In the days before gaslight and electricity, one of the cheapest forms of lighting was rushlights, held in special iron holders. Each region had its own style: could Caernarvonshire’s rushlight holders be back in production soon?

Long before electricity or even gaslight were common forms of lighting in the homes of everyday folk, the rushlight was a cheap way to light rooms.

Less expensive than candles, rushlights were made by coating the dried inner core of the rush plant in grease or fat. These lights were then held – typically at a 45-degree angle, for the most amount of light – in a rushlight holder made of iron.

And this is where the story gets interesting, as far as Caernarfon is concerned.

Different regions tended to produce their own unique style of rushlight holder. These holders were made by blacksmiths and varied in design from one place to the next.

Several different styles of rushlight holder have been associated with the Caernarvonshire area.

One style had a tripod base with arrow-shaped feet. The stem and arm were twisted bars of iron which had a rolled socket. The jaws of the clip holding the light were rectangular with a medium rivet, and the holder stood at around 9 inches high.

Another style had a varnished walnut or fruitwood base, a fast twistwork stem, part twistwork arm and pointed jaws, and stood at over 13 inches high.

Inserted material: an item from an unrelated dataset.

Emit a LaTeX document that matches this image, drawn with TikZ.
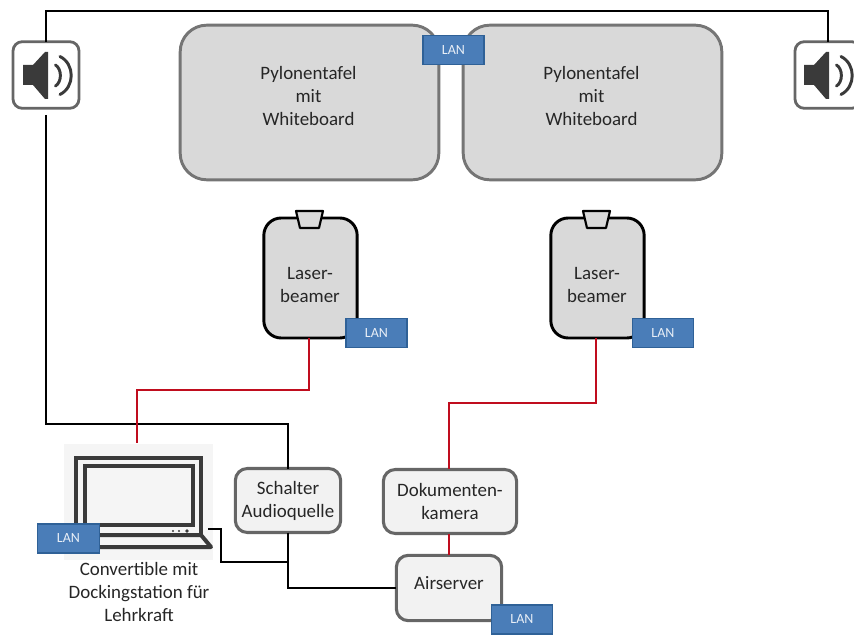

In other towns and regions, styles could include circular wooden bases, rectangular decorated slate bases, coiled counterweights and varying amounts of decoration.

After disappearing from common use for many years, could the Caernarvonshire rushlight holder be about to make a comeback – albeit as a decorative, rather than a practical, item?

Perhaps so. A local man, Elfyn Owen, is hoping to spearhead a revival with the help of Brunswick Ironworks at Gefail yr Ynys, Slate Quay, Caernarfon.

Mr Owen’s father and grandfather were blacksmiths at Llanwddyn and although he’s not a smith himself, he has a lifelong passion for the craft.

After conducting a lot of research into the history and styles of rushlight holders and discovering that Caernarvonshire’s pieces had very distinctive designs, Mr Owen now hopes that these unusual pieces can be brought back into production, with a view to offering them for sale as unique souvenirs.

Discussions are currently underway, so although we don’t know for certain when, or even if, the rushlight holders will go into production any time soon, we recommend watching this space!